Every board has one main purpose—to make and execute quality decisions. However, even the best board can be derailed by personality clashes or inherent flaws in its system. All too often, many boards, which are entrusted to govern substantial organizations and oversee significant mandates and large budgets, do the following: act impulsively, amateurishly and childishly; display no strength in the face of vocal minorities; place narrow interests ahead of community interests; and invent solutions without first defining the problems.

What makes boardroom problems especially puzzling is the fact that, as individuals, many board members are educated, accomplished and highly dedicated to their organizations; some are prominent and respected community leaders. But put them together in a setting where they must share decision-making powers with others, and you often get trouble.

As a board effectiveness consultant and meeting-management expert, Eli Mina has first-hand experience in dealing with the wide variety of problems that boards face. As he states in his latest book, 101 Boardroom Problems and how to Solve Them (AMACOM 2008), “I had fun advising boards on demystifying the rules of order and using them sensibly and intelligently to facilitate progress while protecting basic rights. While doing this work, I discovered another boardroom problem: excessive reliance on rules of order. Boards become entangled in motions, amendments, and other formal procedures and are thereby distracted from core issues. They lose precious time, and their capacity to make quality decisions is eroded.”

His book offers readers practical tools to prevent and deal with every difficult situation, from collective impatience and indecision to rivalries and conflicts of interest. Mina shows readers how to identify board dysfunctions and the damage they inflict, deal with boardroom problems with confidence, increase the likelihood of their board achieving the right decisions, minimize or eliminate flawed decisions, and make a board more credible and trustworthy with its community and stakeholders.

In the book’s introduction, Mina writes, “Before becoming a consultant on meetings and effective decision making, I was employed as an engineer. My motto then was: Silence is golden. Keeping quiet in meetings was safe and risk-free, and rarely did anyone solicit my ideas anyway. Had I shared my input, however, it might have improved the quality of my team’s decisions and reduced its mistakes. Silence is a common and highly damaging boardroom problem, one that increases risk and diminishes opportunities.”

Below are five substantive criteria for board decision making, excepted from 101 Boardroom Problems and how to Solve Them:

1. Strategic. The decision supports the attainment of the organization’s mission, vision and strategic goals. It transcends short-term crises and narrow issues and addresses broad and long-term priorities.

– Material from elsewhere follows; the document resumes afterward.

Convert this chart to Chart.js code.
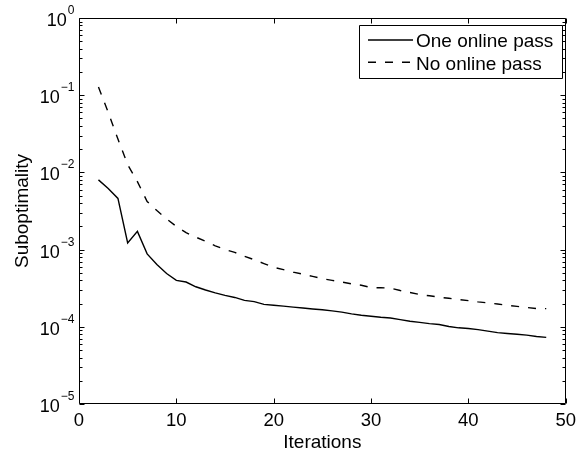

2. Informed. The decision is based on knowledge and objective analysis of benefits vs. risks. It is not tainted by anger, envy, narrow interests, pre-meeting promises, conflicts of interest, and so on.

3. Smart. The decision employs creativity and innovation. It seeks to optimize the use of human, financial, and other resources and maximize the benefits over time.

4. Balanced and Fair. The decision achieves an appropriate balance among the needs of the whole organization, the needs of individuals and constituent units, and any other legitimate needs.

5. Sustainable, Affordable and Legal. The decision is realistic and can be implemented with available and reasonably foreseen means. It complies with legal requirements, bylaws and policies.